Подход Ходасевича к двум ветвям русского футуризма – кубофутуристам и эгофутуристам – тоже сугубо литературоцентричный и обусловлен неоклассицистическим пониманием задач литературной критики: «„Непреодолимая ненависть“ к существующему языку <…> выводит их поэзию за пределы критики» [Там же: 422]. Это ограничение сугубо нормативным пониманием словесного ряда позволяет Ходасевичу вывести всевозможные трансгрессивные и интермедиальные практики футуристов за рамки литературы. Что же остается от футуристической художественной продукции после такого ее нормативного просеивания?
Поэтов с дарованием значительным нет среди москвичей-футуристов. Недурные строчки встречаются у В. Хлебникова, В. Маяковского, Д. Бурлюка. Прочие или недоступны человеческому пониманию, ибо пишут исключительно на языке «дыр-был-щур» или бесконечно повторяют друг друга [Там же].
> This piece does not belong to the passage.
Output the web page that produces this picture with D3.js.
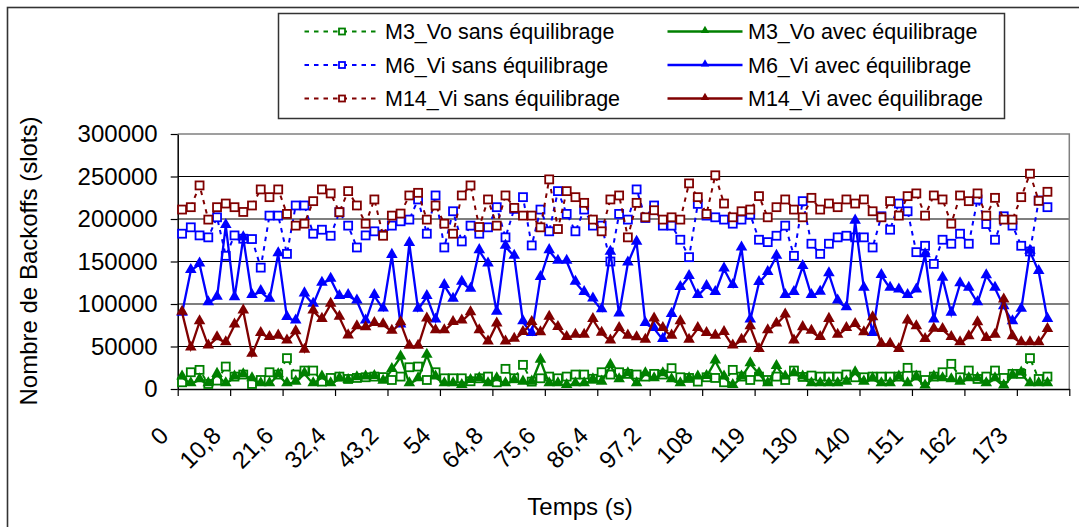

Напомню, что сходный умеренный, рациональный путь Ходасевич затем будет утверждать и в одном из своих поэтических манифестов первой половины 1920‑х годов «Жив бог! Умен, а не заумен…» (1923), выводя «заумь» за рамки человеческого разумения и человеческого творчества187.
В статье «Игорь Северянин и футуризм» (1914) Ходасевич продолжит критику узурпации футуризмом новаторских принципов нового искусства:
Я не буду говорить о законности или незаконности его возникновения как протеста против удушливой власти традиции, – между прочим, потому, что такой протест является одной из причин возникновения всех новых течений в искусстве [Там же: 425].
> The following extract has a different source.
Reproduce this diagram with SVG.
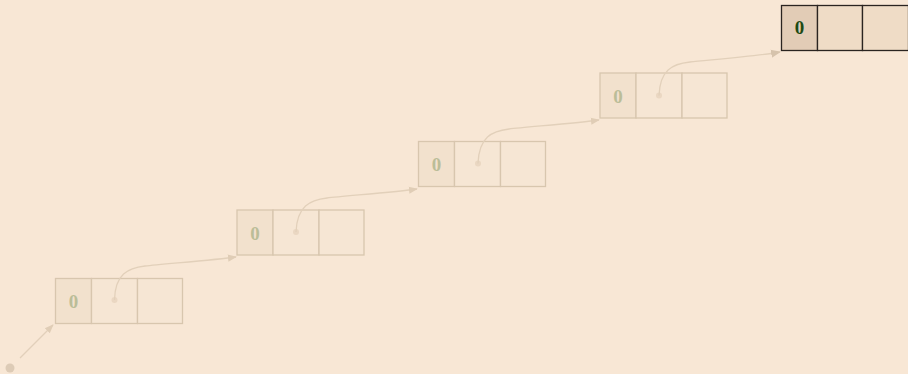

Критика гипостазирования футуристами собственного «беспрецедентного» новаторства, выделяющего их из общего поля «нового» искусства в качественно новую историко-эстетическую формацию, производится Ходасевичем по нескольким пунктам:
Разрушение синтаксиса, во-первых, не ново, ибо о нем говорил уже Стефан Малларме, а во-вторых, в полном объеме, да еще, так сказать, катастрофически, – неосуществимо, ибо неминуемо поведет к тому, что мы просто перестанем понимать друг друга. Можно предположить, что со временем психология осветит нам природу синтаксиса и откроет возможность углубления и пересоздания его; но пока что мы можем лишь частично расширять слишком тесные рамки академического синтаксиса, что и делают, и делали, в исторической последовательности, не только выдающиеся писатели, – у нас, начиная от Ломоносова и кончая Бальмонтом, – но и сама повседневная речь, все больше и больше стремящаяся к лаконизму и выразительности [Ходасевич 1996–1997, 1: 426–427].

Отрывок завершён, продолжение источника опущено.